Dataset content:
———

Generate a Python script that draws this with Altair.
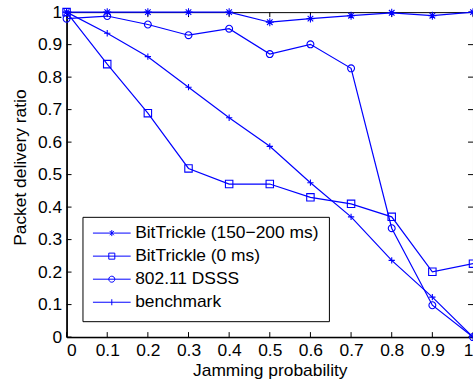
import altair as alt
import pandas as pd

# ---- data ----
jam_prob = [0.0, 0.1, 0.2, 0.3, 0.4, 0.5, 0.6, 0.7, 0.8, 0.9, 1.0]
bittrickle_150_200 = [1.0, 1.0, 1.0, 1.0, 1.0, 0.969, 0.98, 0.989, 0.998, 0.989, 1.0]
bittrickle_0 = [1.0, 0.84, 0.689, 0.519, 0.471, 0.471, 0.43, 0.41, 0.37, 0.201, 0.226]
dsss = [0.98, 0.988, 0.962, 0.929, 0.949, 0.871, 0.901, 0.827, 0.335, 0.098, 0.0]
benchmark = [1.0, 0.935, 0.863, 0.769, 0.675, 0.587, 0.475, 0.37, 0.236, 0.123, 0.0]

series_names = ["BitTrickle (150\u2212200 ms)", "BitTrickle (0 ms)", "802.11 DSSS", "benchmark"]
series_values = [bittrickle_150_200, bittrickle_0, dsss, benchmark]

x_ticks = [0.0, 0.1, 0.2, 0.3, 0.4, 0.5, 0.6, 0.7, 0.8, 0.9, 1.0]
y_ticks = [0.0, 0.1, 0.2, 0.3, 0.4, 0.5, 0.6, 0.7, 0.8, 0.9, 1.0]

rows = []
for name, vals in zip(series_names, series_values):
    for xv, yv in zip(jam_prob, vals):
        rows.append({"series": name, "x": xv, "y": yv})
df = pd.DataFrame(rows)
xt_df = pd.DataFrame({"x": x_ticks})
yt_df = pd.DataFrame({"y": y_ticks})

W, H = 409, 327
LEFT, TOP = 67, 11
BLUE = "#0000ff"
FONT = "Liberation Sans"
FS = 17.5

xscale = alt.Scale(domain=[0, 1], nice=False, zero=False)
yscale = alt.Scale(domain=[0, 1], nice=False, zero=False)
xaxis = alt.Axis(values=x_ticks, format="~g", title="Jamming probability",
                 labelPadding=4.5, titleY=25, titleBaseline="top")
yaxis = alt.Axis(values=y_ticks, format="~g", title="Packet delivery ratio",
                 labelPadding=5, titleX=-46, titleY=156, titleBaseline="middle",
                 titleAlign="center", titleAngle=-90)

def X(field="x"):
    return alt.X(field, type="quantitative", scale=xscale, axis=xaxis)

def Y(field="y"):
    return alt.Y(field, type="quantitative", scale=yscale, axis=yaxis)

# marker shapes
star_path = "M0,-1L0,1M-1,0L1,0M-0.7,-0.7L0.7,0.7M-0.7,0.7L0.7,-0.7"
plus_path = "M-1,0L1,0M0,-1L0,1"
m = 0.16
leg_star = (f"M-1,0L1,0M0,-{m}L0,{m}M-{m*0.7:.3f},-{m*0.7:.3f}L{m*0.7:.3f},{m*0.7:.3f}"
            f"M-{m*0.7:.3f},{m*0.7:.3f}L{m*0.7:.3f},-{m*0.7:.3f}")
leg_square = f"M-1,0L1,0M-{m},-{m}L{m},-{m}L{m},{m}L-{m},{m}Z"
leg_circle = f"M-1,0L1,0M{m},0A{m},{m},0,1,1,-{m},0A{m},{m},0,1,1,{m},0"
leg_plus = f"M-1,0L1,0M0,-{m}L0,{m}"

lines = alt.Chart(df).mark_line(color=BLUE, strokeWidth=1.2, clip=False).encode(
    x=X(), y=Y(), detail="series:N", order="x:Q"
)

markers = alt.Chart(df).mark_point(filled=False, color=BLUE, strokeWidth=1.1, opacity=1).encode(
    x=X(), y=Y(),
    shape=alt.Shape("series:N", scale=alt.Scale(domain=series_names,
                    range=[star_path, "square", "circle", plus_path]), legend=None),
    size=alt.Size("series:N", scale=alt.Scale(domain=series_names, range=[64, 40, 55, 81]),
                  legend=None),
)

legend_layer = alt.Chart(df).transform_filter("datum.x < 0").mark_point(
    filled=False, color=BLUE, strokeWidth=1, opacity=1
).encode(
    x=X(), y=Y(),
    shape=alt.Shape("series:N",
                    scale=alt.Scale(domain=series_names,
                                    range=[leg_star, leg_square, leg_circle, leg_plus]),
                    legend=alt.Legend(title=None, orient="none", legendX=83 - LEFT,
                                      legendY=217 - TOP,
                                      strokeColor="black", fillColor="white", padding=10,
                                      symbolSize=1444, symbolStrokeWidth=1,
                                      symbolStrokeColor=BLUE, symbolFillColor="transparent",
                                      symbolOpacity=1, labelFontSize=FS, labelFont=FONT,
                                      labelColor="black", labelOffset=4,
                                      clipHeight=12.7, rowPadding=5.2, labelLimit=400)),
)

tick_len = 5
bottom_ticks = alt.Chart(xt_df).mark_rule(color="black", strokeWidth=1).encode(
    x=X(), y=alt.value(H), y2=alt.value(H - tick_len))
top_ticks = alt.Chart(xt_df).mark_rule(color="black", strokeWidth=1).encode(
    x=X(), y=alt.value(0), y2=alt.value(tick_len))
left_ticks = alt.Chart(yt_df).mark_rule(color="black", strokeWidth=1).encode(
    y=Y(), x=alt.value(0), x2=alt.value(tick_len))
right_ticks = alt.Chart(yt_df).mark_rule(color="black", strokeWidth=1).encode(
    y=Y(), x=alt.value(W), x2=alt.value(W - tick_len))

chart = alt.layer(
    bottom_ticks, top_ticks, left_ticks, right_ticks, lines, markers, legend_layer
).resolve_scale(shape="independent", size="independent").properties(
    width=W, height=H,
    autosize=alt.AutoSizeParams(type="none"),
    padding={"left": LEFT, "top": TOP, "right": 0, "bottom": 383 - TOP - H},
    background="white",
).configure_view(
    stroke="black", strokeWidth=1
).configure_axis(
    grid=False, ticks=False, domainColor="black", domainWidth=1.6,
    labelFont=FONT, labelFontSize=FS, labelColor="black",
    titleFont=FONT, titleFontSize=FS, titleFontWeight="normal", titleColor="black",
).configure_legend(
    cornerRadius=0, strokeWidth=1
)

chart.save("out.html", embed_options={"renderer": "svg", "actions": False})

———

Written task: Quote each line of the listing exactly, but leave the pictures out.

Exercise output:
Generate a Python script that draws this with Altair.
import altair as alt
import pandas as pd

# ---- data ----
jam_prob = [0.0, 0.1, 0.2, 0.3, 0.4, 0.5, 0.6, 0.7, 0.8, 0.9, 1.0]
bittrickle_150_200 = [1.0, 1.0, 1.0, 1.0, 1.0, 0.969, 0.98, 0.989, 0.998, 0.989, 1.0]
bittrickle_0 = [1.0, 0.84, 0.689, 0.519, 0.471, 0.471, 0.43, 0.41, 0.37, 0.201, 0.226]
dsss = [0.98, 0.988, 0.962, 0.929, 0.949, 0.871, 0.901, 0.827, 0.335, 0.098, 0.0]
benchmark = [1.0, 0.935, 0.863, 0.769, 0.675, 0.587, 0.475, 0.37, 0.236, 0.123, 0.0]

series_names = ["BitTrickle (150\u2212200 ms)", "BitTrickle (0 ms)", "802.11 DSSS", "benchmark"]
series_values = [bittrickle_150_200, bittrickle_0, dsss, benchmark]

x_ticks = [0.0, 0.1, 0.2, 0.3, 0.4, 0.5, 0.6, 0.7, 0.8, 0.9, 1.0]
y_ticks = [0.0, 0.1, 0.2, 0.3, 0.4, 0.5, 0.6, 0.7, 0.8, 0.9, 1.0]

rows = []
for name, vals in zip(series_names, series_values):
    for xv, yv in zip(jam_prob, vals):
        rows.append({"series": name, "x": xv, "y": yv})
df = pd.DataFrame(rows)
xt_df = pd.DataFrame({"x": x_ticks})
yt_df = pd.DataFrame({"y": y_ticks})

W, H = 409, 327
LEFT, TOP = 67, 11
BLUE = "#0000ff"
FONT = "Liberation Sans"
FS = 17.5

xscale = alt.Scale(domain=[0, 1], nice=False, zero=False)
yscale = alt.Scale(domain=[0, 1], nice=False, zero=False)
xaxis = alt.Axis(values=x_ticks, format="~g", title="Jamming probability",
                 labelPadding=4.5, titleY=25, titleBaseline="top")
yaxis = alt.Axis(values=y_ticks, format="~g", title="Packet delivery ratio",
                 labelPadding=5, titleX=-46, titleY=156, titleBaseline="middle",
                 titleAlign="center", titleAngle=-90)

def X(field="x"):
    return alt.X(field, type="quantitative", scale=xscale, axis=xaxis)

def Y(field="y"):
    return alt.Y(field, type="quantitative", scale=yscale, axis=yaxis)

# marker shapes
star_path = "M0,-1L0,1M-1,0L1,0M-0.7,-0.7L0.7,0.7M-0.7,0.7L0.7,-0.7"
plus_path = "M-1,0L1,0M0,-1L0,1"
m = 0.16
leg_star = (f"M-1,0L1,0M0,-{m}L0,{m}M-{m*0.7:.3f},-{m*0.7:.3f}L{m*0.7:.3f},{m*0.7:.3f}"
            f"M-{m*0.7:.3f},{m*0.7:.3f}L{m*0.7:.3f},-{m*0.7:.3f}")
leg_square = f"M-1,0L1,0M-{m},-{m}L{m},-{m}L{m},{m}L-{m},{m}Z"
leg_circle = f"M-1,0L1,0M{m},0A{m},{m},0,1,1,-{m},0A{m},{m},0,1,1,{m},0"
leg_plus = f"M-1,0L1,0M0,-{m}L0,{m}"

lines = alt.Chart(df).mark_line(color=BLUE, strokeWidth=1.2, clip=False).encode(
    x=X(), y=Y(), detail="series:N", order="x:Q"
)

markers = alt.Chart(df).mark_point(filled=False, color=BLUE, strokeWidth=1.1, opacity=1).encode(
    x=X(), y=Y(),
    shape=alt.Shape("series:N", scale=alt.Scale(domain=series_names,
                    range=[star_path, "square", "circle", plus_path]), legend=None),
    size=alt.Size("series:N", scale=alt.Scale(domain=series_names, range=[64, 40, 55, 81]),
                  legend=None),
)

legend_layer = alt.Chart(df).transform_filter("datum.x < 0").mark_point(
    filled=False, color=BLUE, strokeWidth=1, opacity=1
).encode(
    x=X(), y=Y(),
    shape=alt.Shape("series:N",
                    scale=alt.Scale(domain=series_names,
                                    range=[leg_star, leg_square, leg_circle, leg_plus]),
                    legend=alt.Legend(title=None, orient="none", legendX=83 - LEFT,
                                      legendY=217 - TOP,
                                      strokeColor="black", fillColor="white", padding=10,
                                      symbolSize=1444, symbolStrokeWidth=1,
                                      symbolStrokeColor=BLUE, symbolFillColor="transparent",
                                      symbolOpacity=1, labelFontSize=FS, labelFont=FONT,
                                      labelColor="black", labelOffset=4,
                                      clipHeight=12.7, rowPadding=5.2, labelLimit=400)),
)

tick_len = 5
bottom_ticks = alt.Chart(xt_df).mark_rule(color="black", strokeWidth=1).encode(
    x=X(), y=alt.value(H), y2=alt.value(H - tick_len))
top_ticks = alt.Chart(xt_df).mark_rule(color="black", strokeWidth=1).encode(
    x=X(), y=alt.value(0), y2=alt.value(tick_len))
left_ticks = alt.Chart(yt_df).mark_rule(color="black", strokeWidth=1).encode(
    y=Y(), x=alt.value(0), x2=alt.value(tick_len))
right_ticks = alt.Chart(yt_df).mark_rule(color="black", strokeWidth=1).encode(
    y=Y(), x=alt.value(W), x2=alt.value(W - tick_len))

chart = alt.layer(
    bottom_ticks, top_ticks, left_ticks, right_ticks, lines, markers, legend_layer
).resolve_scale(shape="independent", size="independent").properties(
    width=W, height=H,
    autosize=alt.AutoSizeParams(type="none"),
    padding={"left": LEFT, "top": TOP, "right": 0, "bottom": 383 - TOP - H},
    background="white",
).configure_view(
    stroke="black", strokeWidth=1
).configure_axis(
    grid=False, ticks=False, domainColor="black", domainWidth=1.6,
    labelFont=FONT, labelFontSize=FS, labelColor="black",
    titleFont=FONT, titleFontSize=FS, titleFontWeight="normal", titleColor="black",
).configure_legend(
    cornerRadius=0, strokeWidth=1
)

chart.save("out.html", embed_options={"renderer": "svg", "actions": False})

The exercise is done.